Equality for Africans

Gabe & Yeneneh

Historical Background

In 1833, slavery is abolished in Great Britain giving Africans in Europe the citizenship they deserved. Key leaders of the movement for equal rights of Africans were William Wilberforce and John Holt. People in Great Britain valued the topic for multiple reasons. Some because they were morally against the idea of slavery. Equality of Africans in Great Britain very much impacted the industrial Revolution economy because African slaves made up the majority of the work force of these factories.

Impacts within Great Britain during the Industrial Revolution

Socially: As slavery is abolished it makes all men including African Americans equal to a certain point in Britain. They only were given rights and nothing more.


Economically: Before the abolishment of slavery, Africans were slaves and a large workforce used to help produce things quicker in order for the country to gain more money.


Politically: The want for a quality for africans also affected Great Britain politically.
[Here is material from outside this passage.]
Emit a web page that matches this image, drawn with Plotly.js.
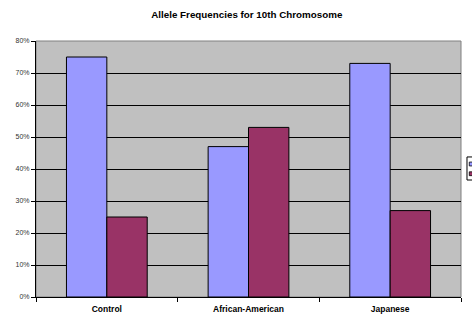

Petitions either for or against slavery were presented to parlament often and caused a stirred debate

Impacts on the World during the Industrial Revolution

Socially: The africans were still considered slaves even after slavery was abolished.


Economically: Most countries prospered as many countries were able to capture slaves and allowed the country itself to flourish in wealth.


Poltically: Over time, many countries allowed slaves to be set free and gain their unalienable rights. Great Britain freed their slaves earlier than the United States in 1860.